D'où des saisons au long cours pour en arriver aux finales : avant les matches de Championnat du week-end, Marseille a disputé 58 rencontres, toutes compétitions confondues (record d'Europe), et Liverpool en a joué à peine moins (53). Deux forçats de la route européenne, deux palmarès uniques dans leur pays : cinq Ligues des champions pour les Reds (deux de plus que Manchester United) et des Marseillais «à jamais les premiers» depuis 1993.
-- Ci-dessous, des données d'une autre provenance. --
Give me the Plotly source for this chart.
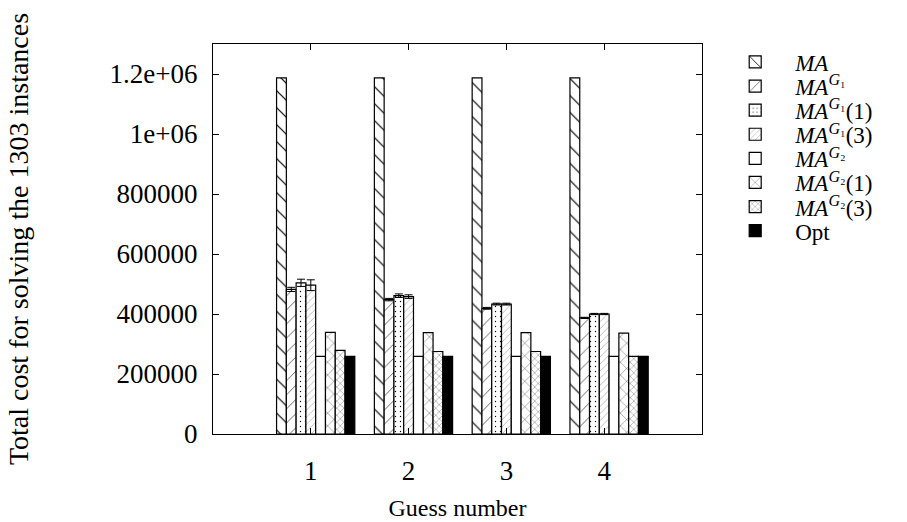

«Le football est devenu pour ces deux villes un marqueur de leur identité, décrypte le sociologue Ludovic Lestrelin, enseignant-chercheur à l'université de Caen Normandie (*). Ce sport a servi symboliquement à enrayer la spirale du déclin de ces deux grands ports coloniaux frappés par la désindustrialisation et les difficultés sociales. Le football a fonctionné comme un ressort pour leur permettre d'être premier au moins dans quelque chose. Outre leur palmarès, les deux clubs ont été pionniers pour imprégner leur Championnat de la culture ultra et rayonner au-delà de leur aire naturelle, dans leur pays et à l'étranger, souvent en opposition au reste du pays, surtout à la capitale.»
Lorsque Stéphane Henchoz résume le sentiment général qui prévaut, selon lui, en Angleterre à propos des «scousers» (les habitants de Liverpool), on repère sans peine des clichés qui peuvent aussi courir sur le compte des Phocéens. «Les habitants de Liverpool seraient tous des chômeurs, des voleurs et des vendeurs de drogue, [parlant] avec un accent débile», énumère-t-il.
«Les deux villes ont aussi mauvaise réputation l'une que l'autre, confirme Ludovic Lestrelin. "Gare à tes affaires quand tu vas là-bas", "Attention aux agressions", etc. On entend les mêmes remarques sur cette insécurité fantasmée. Ce discours puise aussi dans le football. Souvenez-vous du drame du Heysel où la responsabilité des fans des Reds était engagée. A une tout autre échelle, les chants des supporters de l'OM promettant de "tout casser" à Lyon participent d'une tradition de la rivalité, rebelle et anti-bourgeoise.»
De par leur essence portuaire qui a favorisé les brassages, Marseille comme Liverpool cultivent sans doute plus qu'ailleurs l'art de l'intégration. Ce n'est pas la moindre des performances de Mohamed Salah, l'attaquant international égyptien de Liverpool, de faire chanter Anfield à la gloire des musulmans, comme le rapporte Le Monde, citant ce couplet entendu cette saison dans le «Kop» : «S'il met encore quelques buts, je vais me faire musulman aussi/Assis dans une mosquée, c'est là que je veux être (If he scores another few, then I'll be muslim too/Sitting in a mosque, that's where I wanna be).»
Un pont économique unit aussi les deux finalistes non espagnols du dernier carré européen puisque l'un et l'autre sont la propriété d'investisseurs américains issus du baseball : John W. Henry, qui contrôle les Red Sox de Boston, a racheté Liverpool en 2010, et Frank McCourt, ancien propriétaire des Dodgers de Los Angeles, en a fait de même avec l'OM six ans plus tard.
C'est contre le premier que les supporters des Reds avaient mené en 2016 une guerre contre l'inflation du prix des billets. «77 livres (100 €), c'est cher partout pour voir un match, mais ce prix est beaucoup trop élevé pour Liverpool», avait tonné Jamie Carragher, l'ancien défenseur des Reds, en référence au niveau de vie de la plus pauvre des grandes villes britanniques.
«Même si le débat sur le prix des places n'est pas nouveau, la protestation de Liverpool, par son ampleur, est une alerte pour tous les clubs, jugeait à l'époque dans nos colonnes Vincent Chaudel, expert sport du cabinet Wavestone. La question est spécialement sensible à Liverpool où les supporters font partie plus qu'ailleurs de la valeur même du club.» Les scènes de liesse au Vélodrome, après la qualification, rappellent que la valeur de l'OM ne se mesure pas non plus seulement au nombre de ses actifs matériels mais aussi à la popularité, à l'histoire, au palmarès et au mythe de cette Liverpool du Sud.